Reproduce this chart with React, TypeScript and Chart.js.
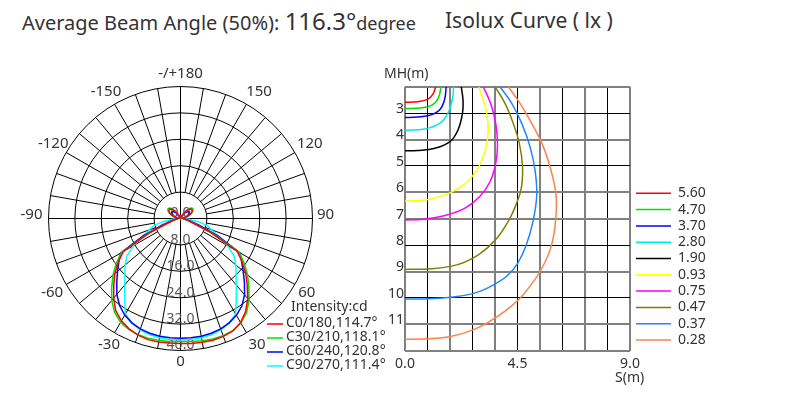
import React, { useEffect, useRef } from 'react';
import { Chart, registerables } from 'chart.js';

Chart.register(...registerables);

const FONT = '"Noto Sans", "Open Sans", "DejaVu Sans", sans-serif';
const TEXT = '#333333';

// ---------------- Polar luminous intensity (cd), gamma 0..180 step 5 ----------------
const GAMMA_DEG = [0, 5, 10, 15, 20, 25, 30, 35, 40, 45, 50, 55, 60, 65, 70, 75, 80, 85, 90, 95, 100, 105, 110, 115, 120, 125, 130, 135, 140, 145, 150, 155, 160, 165, 170, 175, 180];

const C0 = [37.9, 38.0, 38.1, 38.2, 38.0, 37.6, 36.4, 34.4, 31.7, 28.6, 25.8, 22.8, 19.8, 10.0, 4.0, 2.2, 1.4, 1.0, 0.8, 0.8, 1.2, 1.9, 2.6, 3.3, 3.9, 4.3, 4.4, 4.1, 3.4, 2.4, 1.3, 0.5, 0.1, 0, 0, 0, 0];
const C180 = [37.9, 37.9, 38.0, 38.0, 37.6, 36.9, 35.8, 34.2, 31.5, 28.6, 26.0, 23.0, 20.0, 10.5, 4.2, 2.3, 1.4, 1.0, 0.8, 0.8, 1.2, 1.9, 2.6, 3.3, 3.9, 4.3, 4.4, 4.1, 3.4, 2.4, 1.3, 0.5, 0.1, 0, 0, 0, 0];
const C30 = [37.3, 37.4, 37.6, 37.8, 37.8, 37.5, 36.6, 34.9, 32.3, 29.3, 26.5, 23.6, 20.5, 11.0, 4.5, 2.5, 1.5, 1.0, 0.9, 1.0, 1.4, 2.1, 2.9, 3.7, 4.3, 4.7, 4.8, 4.5, 3.8, 2.7, 1.5, 0.6, 0.1, 0, 0, 0, 0];
const C210 = [37.3, 37.4, 37.5, 37.6, 37.5, 37.1, 36.3, 34.8, 32.4, 29.5, 26.7, 23.8, 20.7, 11.0, 4.5, 2.5, 1.5, 1.0, 0.9, 1.0, 1.4, 2.1, 2.9, 3.7, 4.3, 4.7, 4.8, 4.5, 3.8, 2.7, 1.5, 0.6, 0.1, 0, 0, 0, 0];
const C60 = [36.3, 36.3, 36.2, 36.0, 35.6, 34.9, 33.9, 32.4, 30.2, 27.4, 24.8, 22.6, 20.8, 12.5, 6.0, 3.0, 1.6, 1.0, 0.7, 0.7, 1.0, 1.5, 2.1, 2.6, 3.0, 3.2, 3.2, 2.9, 2.3, 1.6, 0.8, 0.3, 0, 0, 0, 0, 0];
const C240 = [36.3, 36.3, 36.2, 36.0, 35.6, 34.9, 33.8, 32.2, 30.0, 27.3, 24.9, 22.8, 21.0, 12.5, 6.0, 3.0, 1.6, 1.0, 0.7, 0.7, 1.0, 1.5, 2.1, 2.6, 3.0, 3.2, 3.2, 2.9, 2.3, 1.6, 0.8, 0.3, 0, 0, 0, 0, 0];
const C90 = [36.8, 36.8, 36.7, 36.4, 35.9, 34.9, 33.4, 29.5, 26.3, 23.8, 21.9, 19.8, 16.5, 12.5, 10.0, 8.5, 5.5, 2.5, 1.0, 0.5, 0.3, 0.3, 0.4, 0.5, 0.6, 0.6, 0.6, 0.5, 0.4, 0.3, 0.2, 0.1, 0, 0, 0, 0, 0];
const C270 = [36.8, 36.8, 36.7, 36.4, 35.9, 34.9, 33.4, 29.5, 26.3, 23.8, 21.9, 19.8, 16.5, 12.5, 10.0, 8.5, 5.5, 2.5, 1.0, 0.5, 0.3, 0.3, 0.4, 0.5, 0.6, 0.6, 0.6, 0.5, 0.4, 0.3, 0.2, 0.1, 0, 0, 0, 0, 0];

const POLAR_NAMES = ['C0/180,114.7°', 'C30/210,118.1°', 'C60/240,120.8°', 'C90/270,111.4°'];
const POLAR_COLORS = ['#ff0000', '#00e000', '#0000ff', '#00ffff'];
const POLAR_RIGHT = [C0, C30, C60, C90];
const POLAR_LEFT = [C180, C210, C240, C270];
const POLAR_TICKS = [0, 8, 16, 24, 32, 40];
const POLAR_ANGLE_LABELS = [180, 150, 120, 90, 60, 30, 0, -30, -60, -90, -120, -150];
const POLAR_LEGEND_TITLE = 'Intensity:cd';

// angles clockwise from the top of the diagram, 5 degree steps
const POLAR_LABELS: number[] = [];
for (let i = 0; i < 72; i++) POLAR_LABELS.push(180 - i * 5);

// ---------------- Isolux curves: [S (m), MH (m)] ----------------
const ISO_LEVELS = ['5.60', '4.70', '3.70', '2.80', '1.90', '0.93', '0.75', '0.47', '0.37', '0.28'];
const ISO_COLORS = ['#ff0000', '#00e000', '#0000ff', '#00e8e8', '#000000', '#ffff00', '#ff00ff', '#808000', '#1e88ff', '#ff8048'];

const ISO_560: [number, number][] = [[1.23, 2.0], [1.12, 2.28], [0.9, 2.48], [0.5, 2.57], [0, 2.59]];
const ISO_470: [number, number][] = [[1.44, 2.0], [1.34, 2.42], [1.08, 2.7], [0.6, 2.81], [0, 2.83]];
const ISO_370: [number, number][] = [[1.65, 2.0], [1.58, 2.5], [1.38, 2.88], [0.9, 3.1], [0, 3.17]];
const ISO_280: [number, number][] = [[1.95, 2.0], [1.89, 2.5], [1.72, 3.0], [1.4, 3.38], [0.8, 3.6], [0, 3.65]];
const ISO_190: [number, number][] = [[2.25, 2.0], [2.32, 2.5], [2.3, 3.0], [2.12, 3.64], [1.8, 4.08], [1.2, 4.33], [0.5, 4.42], [0, 4.43]];
const ISO_093: [number, number][] = [[2.95, 2.0], [3.2, 2.7], [3.32, 3.4], [3.3, 4.0], [3.15, 4.6], [2.85, 5.2], [2.4, 5.68], [1.8, 6.02], [1.0, 6.26], [0, 6.34]];
const ISO_075: [number, number][] = [[3.13, 2.0], [3.45, 2.7], [3.63, 3.4], [3.7, 4.2], [3.63, 4.9], [3.4, 5.6], [3.0, 6.15], [2.4, 6.6], [1.6, 6.88], [0.7, 7.02], [0, 7.05]];
const ISO_047: [number, number][] = [[3.6, 2.0], [4.0, 2.63], [4.33, 3.39], [4.57, 4.14], [4.7, 5.0], [4.66, 5.8], [4.47, 6.4], [4.13, 7.1], [3.62, 7.8], [2.95, 8.36], [2.1, 8.74], [1.0, 8.9], [0, 8.92]];
const ISO_037: [number, number][] = [[3.8, 2.0], [4.27, 2.63], [4.67, 3.39], [5.0, 4.27], [5.2, 5.16], [5.27, 6.1], [5.12, 7.1], [4.85, 8.0], [4.5, 8.7], [4.1, 9.15], [3.55, 9.5], [2.9, 9.78], [2.0, 9.96], [1.0, 10.03], [0, 10.04]];
const ISO_028: [number, number][] = [[4.13, 2.0], [4.6, 2.63], [5.07, 3.39], [5.53, 4.27], [5.87, 5.28], [6.05, 6.2], [6.0, 7.3], [5.8, 8.19], [5.4, 9.0], [4.93, 9.64], [4.53, 10.08], [4.0, 10.5], [3.4, 10.88], [2.75, 11.2], [1.87, 11.45], [0.93, 11.55], [0, 11.57]];
const ISO_CURVES = [ISO_560, ISO_470, ISO_370, ISO_280, ISO_190, ISO_093, ISO_075, ISO_047, ISO_037, ISO_028];

const S_TICK_LABELS = [0, 4.5, 9];
const MH_TICK_LABELS = [3, 4, 5, 6, 7, 8, 9, 10, 11];
const MH_SOFT_LINES = [2, 4, 6, 7, 9, 11, 12];

// small per-label nudges of the angle labels (pixels), same order as POLAR_ANGLE_LABELS
const ANGLE_LABEL_NUDGE: [number, number][] = [[0, 4], [5, 3], [2, 1], [-2, -2], [-1, 3], [3, 1], [0, -2], [2, 1], [-1, 3], [-2, -2], [0, 1], [-1, 3]];

function polarValue(right: number[], left: number[], angle: number): number {
  const idx = GAMMA_DEG.indexOf(Math.abs(angle));
  return angle >= 0 ? right[idx] : left[idx];
}

const polarDecor = {
  id: 'polarDecor',
  beforeDatasetsDraw(chart: any) {
    const s = chart.scales.r;
    const ctx = chart.ctx;
    ctx.save();
    ctx.strokeStyle = '#000';
    ctx.lineWidth = 1;
    for (let i = 0; i < POLAR_LABELS.length; i += 2) {
      const a = POLAR_LABELS[i];
      const full = a % 90 === 0;
      const p1 = s.getPointPositionForValue(i, full ? 0 : 8);
      const p2 = s.getPointPositionForValue(i, 40);
      ctx.beginPath();
      ctx.moveTo(p1.x, p1.y);
      ctx.lineTo(p2.x, p2.y);
      ctx.stroke();
    }
    ctx.font = `14px ${FONT}`;
    ctx.fillStyle = '#555';
    ctx.textAlign = 'center';
    ctx.textBaseline = 'middle';
    POLAR_TICKS.forEach((v) => {
      const d = s.getDistanceFromCenterForValue(v);
      ctx.fillText(v.toFixed(1), s.xCenter, s.yCenter + d - 5);
    });
    ctx.restore();
  },
  afterDraw(chart: any) {
    const s = chart.scales.r;
    const ctx = chart.ctx;
    ctx.save();
    ctx.font = `15px ${FONT}`;
    ctx.fillStyle = TEXT;
    ctx.textAlign = 'center';
    ctx.textBaseline = 'middle';
    POLAR_ANGLE_LABELS.forEach((a, k) => {
      const idx = ((180 - a) / 5 + 72) % 72;
      const p = s.getPointPosition(idx, s.drawingArea + 15);
      const [nx, ny] = ANGLE_LABEL_NUDGE[k];
      ctx.fillText(a === 180 ? '-/+180' : String(a), p.x + nx, p.y - 2 + ny);
    });
    // legend
    ctx.font = `14px ${FONT}`;
    ctx.textAlign = 'left';
    ctx.fillText(POLAR_LEGEND_TITLE, 291, 257);
    chart.data.datasets.forEach((ds: any, i: number) => {
      const y = 274 + i * 14;
      ctx.strokeStyle = ds.borderColor;
      ctx.lineWidth = 1.5;
      ctx.beginPath();
      ctx.moveTo(267, y);
      ctx.lineTo(283, y);
      ctx.stroke();
      ctx.fillStyle = TEXT;
      ctx.fillText(ds.label, 286, y - 0.5);
    });
    ctx.restore();
  },
};

const isoDecor = {
  id: 'isoDecor',
  afterDraw(chart: any) {
    const xs = chart.scales.x;
    const ys = chart.scales.y;
    const ctx = chart.ctx;
    ctx.save();
    ctx.fillStyle = TEXT;
    ctx.font = `14px ${FONT}`;
    ctx.textBaseline = 'middle';
    ctx.textAlign = 'right';
    MH_TICK_LABELS.forEach((v) => {
      ctx.fillText(String(v), xs.left - 1, ys.getPixelForValue(v) - 4);
    });
    ctx.textAlign = 'center';
    S_TICK_LABELS.forEach((v) => {
      ctx.fillText(v.toFixed(1), xs.getPixelForValue(v), ys.bottom + 13);
    });
    ctx.textAlign = 'left';
    ctx.fillText('MH(m)', 4, 24);
    ctx.fillText('S(m)', 235, 328);
    chart.data.datasets.forEach((ds: any, i: number) => {
      const y = 143.3 + i * 16.3;
      ctx.strokeStyle = ds.borderColor;
      ctx.lineWidth = 1.5;
      ctx.beginPath();
      ctx.moveTo(256, y);
      ctx.lineTo(291, y);
      ctx.stroke();
      ctx.fillStyle = TEXT;
      ctx.fillText(ds.label, 298, y);
    });
    ctx.restore();
  },
};

export default function App() {
  const polarRef = useRef<HTMLCanvasElement | null>(null);
  const isoRef = useRef<HTMLCanvasElement | null>(null);

  useEffect(() => {
    const polar = new Chart(polarRef.current as HTMLCanvasElement, {
      type: 'radar',
      data: {
        labels: POLAR_LABELS.map(String),
        datasets: POLAR_NAMES.map((name, k) => ({
          label: name,
          data: POLAR_LABELS.map((a) => polarValue(POLAR_RIGHT[k], POLAR_LEFT[k], a)),
          borderColor: POLAR_COLORS[k],
          backgroundColor: 'transparent',
          borderWidth: 1.5,
          pointRadius: 0,
          fill: false,
          tension: 0,
        })),
      },
      options: {
        animation: false,
        responsive: false,
        events: [],
        layout: { padding: 0 },
        plugins: { legend: { display: false }, tooltip: { enabled: false } },
        scales: {
          r: {
            min: 0,
            max: 40,
            startAngle: 0,
            ticks: { display: false, stepSize: 8 },
            grid: { circular: true, color: '#000', lineWidth: 1 },
            angleLines: { display: false },
            pointLabels: { display: false },
            afterFit: (s: any) => {
              s.xCenter = 180.5;
              s.yCenter = 168.5;
              s.drawingArea = 132;
            },
          } as any,
        },
      },
      plugins: [polarDecor],
    } as any);

    const iso = new Chart(isoRef.current as HTMLCanvasElement, {
      type: 'scatter',
      data: {
        datasets: ISO_CURVES.map((pts, k) => ({
          label: ISO_LEVELS[k],
          data: pts.map(([x, y]) => ({ x, y })),
          showLine: true,
          borderColor: ISO_COLORS[k],
          backgroundColor: ISO_COLORS[k],
          borderWidth: 1.5,
          pointRadius: 0,
          tension: 0.4,
          fill: false,
        })),
      },
      options: {
        animation: false,
        responsive: false,
        events: [],
        layout: { padding: { left: 25, right: 181, top: 36.7, bottom: 44.3 } },
        plugins: { legend: { display: false }, tooltip: { enabled: false } },
        scales: {
          x: {
            type: 'linear',
            min: 0,
            max: 9,
            ticks: { display: false, stepSize: 0.9 },
            grid: {
              drawTicks: false,
              color: (c: any) => (c.index % 2 === 0 ? '#808080' : '#000'),
              lineWidth: (c: any) => (c.index % 2 === 0 ? 2 : 1),
            },
            border: { display: false },
          },
          y: {
            type: 'linear',
            min: 2,
            max: 12,
            reverse: true,
            ticks: { display: false, stepSize: 1 },
            grid: {
              drawTicks: false,
              color: (c: any) => (c.tick && MH_SOFT_LINES.includes(Math.round(c.tick.value)) ? '#808080' : '#000'),
              lineWidth: (c: any) => (c.tick && MH_SOFT_LINES.includes(Math.round(c.tick.value)) ? 2 : 1),
            },
            border: { display: false },
          },
        },
      },
      plugins: [isoDecor],
    } as any);

    return () => {
      polar.destroy();
      iso.destroy();
    };
  }, []);

  return (
    <div style={{ position: 'absolute', left: 0, top: 0, width: 811, height: 395, background: '#fff', fontFamily: FONT, color: TEXT, overflow: 'hidden' }}>
      <div style={{ position: 'absolute', left: 22, top: 8, fontSize: 20, lineHeight: '26px', whiteSpace: 'nowrap' }}>
        Average Beam Angle (50%): <span style={{ fontSize: 24 }}>116.3°</span><span style={{ fontSize: 18 }}>degree</span>
      </div>
      <div style={{ position: 'absolute', left: 445, top: 7, fontSize: 21, lineHeight: '26px', whiteSpace: 'nowrap' }}>
        Isolux Curve ( lx )
      </div>
      <canvas ref={polarRef} width={390} height={345} style={{ position: 'absolute', left: 0, top: 50, width: 390, height: 345 }} />
      <canvas ref={isoRef} width={431} height={345} style={{ position: 'absolute', left: 380, top: 50, width: 431, height: 345 }} />
    </div>
  );
}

• Aim of the task:
Leave out the pictures and repeat exactly the lines from the start of the material through the line that contains "const TEXT = '#333333';", both included.

• Response to the exercise:
Reproduce this chart with React, TypeScript and Chart.js.
import React, { useEffect, useRef } from 'react';
import { Chart, registerables } from 'chart.js';

Chart.register(...registerables);

const FONT = '"Noto Sans", "Open Sans", "DejaVu Sans", sans-serif';
const TEXT = '#333333';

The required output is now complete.